Checkpoints in Data Analysis Code - Assertions
09 Apr 2020Image by Nancy Hill from Pixabay
One of the functions of data analysis is to derive meaningful interpretation from the raw data that we collected. This process typically involves data transformation, manipulation, shaping and visualisation. Sometimes, we go through this repeatedly through different processing pipelines.
The more we transform or manipulate the data, the higher probability that we are going to make a mistake somewhere - e.g. an unintentional cartesian join instead of an inner join, coding the empty value incorrectly, incorrect matrix dimensions, mismatch column/row indices etc. If these mistakes were not detected early enough, it would invalidate all the analysis performed after that. It is an incentive to be able to detect these problems earlier. I am going to talk about a way to put some checkpoints into our code to safeguard these mistakes.
Difference between analysis project and software development project
Before we dive into the checkpoints, I would like to distinguish between creating a software project and data analysis project. Most commonly, we detect a software ‘bug’ when the software does not perform the functionality correctly, according to our expectations. In a way, we can detect the anomaly by observing the software behaviour. However, in a data analysis project, the behaviour is less explicit because most of the data analysis has the data as input and analysis/numbers as the output. This behaviour is pretty straightforward - however, how do we know the final numbers produced is correct, or whether we should trust the p-value produced? I hope this comparison strengthens the need for a more vigilant checking at each step of the data transformation.
Assertions
The concept of assertion is rather old in software programming. It is different from software unit testing where unit testing aims to verify the ‘behaviour’ of an independent function, while assertions is meant to be checking the code execution at a certain point in time meets the expectations. Assertions are a finer level compared to unit testing.

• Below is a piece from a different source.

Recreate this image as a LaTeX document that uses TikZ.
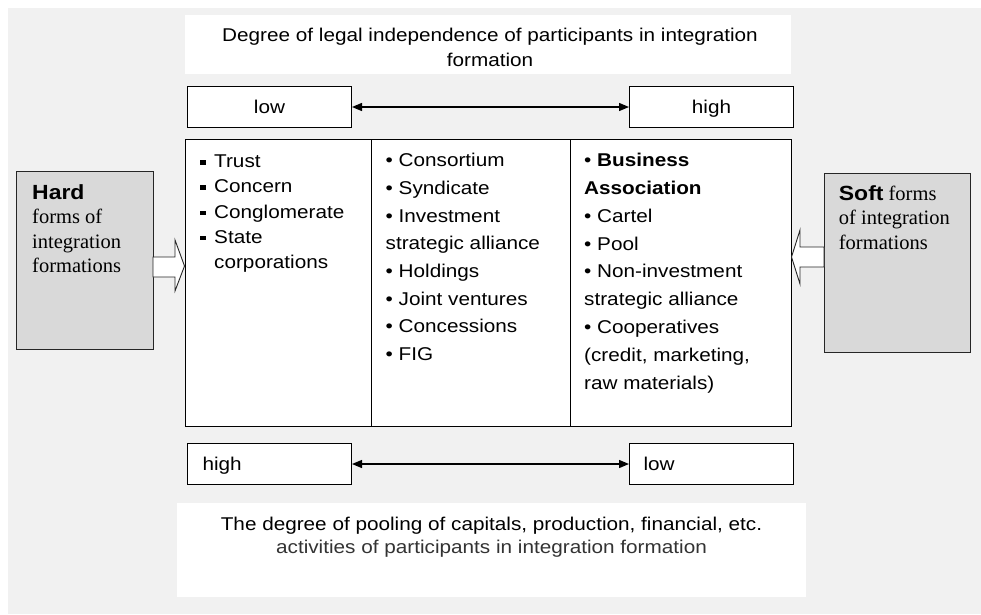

Most of the implementation of assertion in programming language involves calling a function, for example, assert(condition, message)
. This function will check if the condition is true. If the condition is false, the message will be displayed and code execution will be halted.
You might think this is quite straightforward and it can be implemented as if-else
statement easily in every piece of code. However, having define the assertions explicitly , the semantic of the code focus on the checking condition, rather than the conditional flow, which improves readability. Let’s look at a simple example in Matlab:
matrix = [1 2 3; 4 5 6; 7 8 9];
assert(size(matrix, 1)==3, "The matrix should have 3 rows");
assert(size(matrix, 2)==3, "The matrix should have 3 columns");
In the example above, we construct a 3x3 matrix, and assert that after the matrix construction, the number of rows and columns should be 3. It is a very simple example, but demonstrate the usage of the assertions.
In R, there are several functions such as stopifnot(all_equal(A, B))
to help you to make explicit assertions. I found these functions are very useful within each step of the data processing to make sure the data meets the expectations at every step.
Thoughts
Although we have various tools to help us to put checkpoints along the data pipelines, ultimately it is up to us to define what criteria or checks we want.
In reality, it is a waste of time to put checks like the example above because we trust the programming language that we used will give us a 3x3 matrix if we create one. The checkpoints are particularly important if you perform many transformations (filters, transpose) or involves a lot of row/column indices selection.
So next time, when you have doubts about your result or analysis, after performing many transformation/processing gymnastics, it is time to go back and put some checkpoints in each processing stage to ensure the sub-dataset is correctly defined, at the same time will increase your confidence that you are looking at the right result.